Could you transcribe the material below exactly, without leaving out a single line?

─── DATASET CONTENT ───

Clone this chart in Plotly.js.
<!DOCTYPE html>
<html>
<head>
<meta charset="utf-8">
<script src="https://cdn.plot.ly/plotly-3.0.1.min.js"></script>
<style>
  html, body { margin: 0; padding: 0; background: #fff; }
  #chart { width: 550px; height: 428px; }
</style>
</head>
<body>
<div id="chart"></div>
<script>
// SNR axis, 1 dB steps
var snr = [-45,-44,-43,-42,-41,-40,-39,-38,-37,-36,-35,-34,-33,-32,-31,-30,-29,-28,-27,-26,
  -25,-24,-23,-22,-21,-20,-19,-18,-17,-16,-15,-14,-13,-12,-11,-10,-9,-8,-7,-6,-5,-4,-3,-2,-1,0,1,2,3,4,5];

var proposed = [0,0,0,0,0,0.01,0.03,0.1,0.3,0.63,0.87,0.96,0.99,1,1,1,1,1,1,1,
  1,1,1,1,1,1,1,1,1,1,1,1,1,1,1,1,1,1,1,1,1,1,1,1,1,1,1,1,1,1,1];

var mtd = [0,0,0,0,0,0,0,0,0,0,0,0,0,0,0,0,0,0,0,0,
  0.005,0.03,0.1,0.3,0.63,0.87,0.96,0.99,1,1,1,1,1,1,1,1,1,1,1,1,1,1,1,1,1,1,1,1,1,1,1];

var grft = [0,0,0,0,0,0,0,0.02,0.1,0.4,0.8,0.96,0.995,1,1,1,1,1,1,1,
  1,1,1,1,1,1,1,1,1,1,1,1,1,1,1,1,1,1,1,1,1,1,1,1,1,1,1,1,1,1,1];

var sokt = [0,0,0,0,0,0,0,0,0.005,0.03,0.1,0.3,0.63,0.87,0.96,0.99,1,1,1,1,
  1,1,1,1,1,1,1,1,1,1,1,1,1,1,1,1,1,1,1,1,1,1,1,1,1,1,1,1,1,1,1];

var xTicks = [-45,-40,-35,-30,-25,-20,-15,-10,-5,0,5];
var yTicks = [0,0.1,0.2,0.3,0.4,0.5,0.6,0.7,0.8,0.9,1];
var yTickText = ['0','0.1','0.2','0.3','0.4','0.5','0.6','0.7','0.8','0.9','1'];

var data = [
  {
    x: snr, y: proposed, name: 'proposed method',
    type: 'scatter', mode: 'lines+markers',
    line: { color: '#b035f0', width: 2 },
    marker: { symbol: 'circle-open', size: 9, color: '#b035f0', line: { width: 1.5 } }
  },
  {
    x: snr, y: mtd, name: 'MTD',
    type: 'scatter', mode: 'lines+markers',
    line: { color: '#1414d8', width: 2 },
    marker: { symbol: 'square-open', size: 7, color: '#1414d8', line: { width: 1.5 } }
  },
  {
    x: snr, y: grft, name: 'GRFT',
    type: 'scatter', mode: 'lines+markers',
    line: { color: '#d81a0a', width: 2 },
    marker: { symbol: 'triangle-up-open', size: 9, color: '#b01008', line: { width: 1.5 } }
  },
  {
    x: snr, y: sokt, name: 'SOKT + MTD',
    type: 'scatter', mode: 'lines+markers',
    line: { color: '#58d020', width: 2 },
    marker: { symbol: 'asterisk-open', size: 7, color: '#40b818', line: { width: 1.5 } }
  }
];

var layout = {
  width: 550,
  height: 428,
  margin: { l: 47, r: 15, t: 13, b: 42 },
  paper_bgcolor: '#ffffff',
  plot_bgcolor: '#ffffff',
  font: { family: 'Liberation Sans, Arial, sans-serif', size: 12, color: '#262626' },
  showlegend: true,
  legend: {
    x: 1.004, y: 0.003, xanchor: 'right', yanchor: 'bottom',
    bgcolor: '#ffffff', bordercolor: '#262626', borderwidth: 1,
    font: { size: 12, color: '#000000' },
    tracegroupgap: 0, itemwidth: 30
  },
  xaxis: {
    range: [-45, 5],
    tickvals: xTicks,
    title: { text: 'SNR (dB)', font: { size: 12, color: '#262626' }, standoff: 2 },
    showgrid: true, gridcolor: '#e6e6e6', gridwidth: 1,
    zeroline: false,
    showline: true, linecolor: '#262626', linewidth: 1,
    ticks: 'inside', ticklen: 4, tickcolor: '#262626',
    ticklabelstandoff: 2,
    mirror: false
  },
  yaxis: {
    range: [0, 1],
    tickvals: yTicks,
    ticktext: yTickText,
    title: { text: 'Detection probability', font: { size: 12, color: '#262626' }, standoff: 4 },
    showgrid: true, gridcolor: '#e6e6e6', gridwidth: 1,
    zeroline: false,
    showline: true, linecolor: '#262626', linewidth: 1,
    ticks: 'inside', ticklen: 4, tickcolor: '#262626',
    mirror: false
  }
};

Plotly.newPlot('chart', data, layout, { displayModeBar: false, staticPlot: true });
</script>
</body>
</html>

───

WRITTEN ANSWER -
Clone this chart in Plotly.js.
<!DOCTYPE html>
<html>
<head>
<meta charset="utf-8">
<script src="https://cdn.plot.ly/plotly-3.0.1.min.js"></script>
<style>
  html, body { margin: 0; padding: 0; background: #fff; }
  #chart { width: 550px; height: 428px; }
</style>
</head>
<body>
<div id="chart"></div>
<script>
// SNR axis, 1 dB steps
var snr = [-45,-44,-43,-42,-41,-40,-39,-38,-37,-36,-35,-34,-33,-32,-31,-30,-29,-28,-27,-26,
  -25,-24,-23,-22,-21,-20,-19,-18,-17,-16,-15,-14,-13,-12,-11,-10,-9,-8,-7,-6,-5,-4,-3,-2,-1,0,1,2,3,4,5];

var proposed = [0,0,0,0,0,0.01,0.03,0.1,0.3,0.63,0.87,0.96,0.99,1,1,1,1,1,1,1,
  1,1,1,1,1,1,1,1,1,1,1,1,1,1,1,1,1,1,1,1,1,1,1,1,1,1,1,1,1,1,1];

var mtd = [0,0,0,0,0,0,0,0,0,0,0,0,0,0,0,0,0,0,0,0,
  0.005,0.03,0.1,0.3,0.63,0.87,0.96,0.99,1,1,1,1,1,1,1,1,1,1,1,1,1,1,1,1,1,1,1,1,1,1,1];

var grft = [0,0,0,0,0,0,0,0.02,0.1,0.4,0.8,0.96,0.995,1,1,1,1,1,1,1,
  1,1,1,1,1,1,1,1,1,1,1,1,1,1,1,1,1,1,1,1,1,1,1,1,1,1,1,1,1,1,1];

var sokt = [0,0,0,0,0,0,0,0,0.005,0.03,0.1,0.3,0.63,0.87,0.96,0.99,1,1,1,1,
  1,1,1,1,1,1,1,1,1,1,1,1,1,1,1,1,1,1,1,1,1,1,1,1,1,1,1,1,1,1,1];

var xTicks = [-45,-40,-35,-30,-25,-20,-15,-10,-5,0,5];
var yTicks = [0,0.1,0.2,0.3,0.4,0.5,0.6,0.7,0.8,0.9,1];
var yTickText = ['0','0.1','0.2','0.3','0.4','0.5','0.6','0.7','0.8','0.9','1'];

var data = [
  {
    x: snr, y: proposed, name: 'proposed method',
    type: 'scatter', mode: 'lines+markers',
    line: { color: '#b035f0', width: 2 },
    marker: { symbol: 'circle-open', size: 9, color: '#b035f0', line: { width: 1.5 } }
  },
  {
    x: snr, y: mtd, name: 'MTD',
    type: 'scatter', mode: 'lines+markers',
    line: { color: '#1414d8', width: 2 },
    marker: { symbol: 'square-open', size: 7, color: '#1414d8', line: { width: 1.5 } }
  },
  {
    x: snr, y: grft, name: 'GRFT',
    type: 'scatter', mode: 'lines+markers',
    line: { color: '#d81a0a', width: 2 },
    marker: { symbol: 'triangle-up-open', size: 9, color: '#b01008', line: { width: 1.5 } }
  },
  {
    x: snr, y: sokt, name: 'SOKT + MTD',
    type: 'scatter', mode: 'lines+markers',
    line: { color: '#58d020', width: 2 },
    marker: { symbol: 'asterisk-open', size: 7, color: '#40b818', line: { width: 1.5 } }
  }
];

var layout = {
  width: 550,
  height: 428,
  margin: { l: 47, r: 15, t: 13, b: 42 },
  paper_bgcolor: '#ffffff',
  plot_bgcolor: '#ffffff',
  font: { family: 'Liberation Sans, Arial, sans-serif', size: 12, color: '#262626' },
  showlegend: true,
  legend: {
    x: 1.004, y: 0.003, xanchor: 'right', yanchor: 'bottom',
    bgcolor: '#ffffff', bordercolor: '#262626', borderwidth: 1,
    font: { size: 12, color: '#000000' },
    tracegroupgap: 0, itemwidth: 30
  },
  xaxis: {
    range: [-45, 5],
    tickvals: xTicks,
    title: { text: 'SNR (dB)', font: { size: 12, color: '#262626' }, standoff: 2 },
    showgrid: true, gridcolor: '#e6e6e6', gridwidth: 1,
    zeroline: false,
    showline: true, linecolor: '#262626', linewidth: 1,
    ticks: 'inside', ticklen: 4, tickcolor: '#262626',
    ticklabelstandoff: 2,
    mirror: false
  },
  yaxis: {
    range: [0, 1],
    tickvals: yTicks,
    ticktext: yTickText,
    title: { text: 'Detection probability', font: { size: 12, color: '#262626' }, standoff: 4 },
    showgrid: true, gridcolor: '#e6e6e6', gridwidth: 1,
    zeroline: false,
    showline: true, linecolor: '#262626', linewidth: 1,
    ticks: 'inside', ticklen: 4, tickcolor: '#262626',
    mirror: false
  }
};

Plotly.newPlot('chart', data, layout, { displayModeBar: false, staticPlot: true });
</script>
</body>
</html>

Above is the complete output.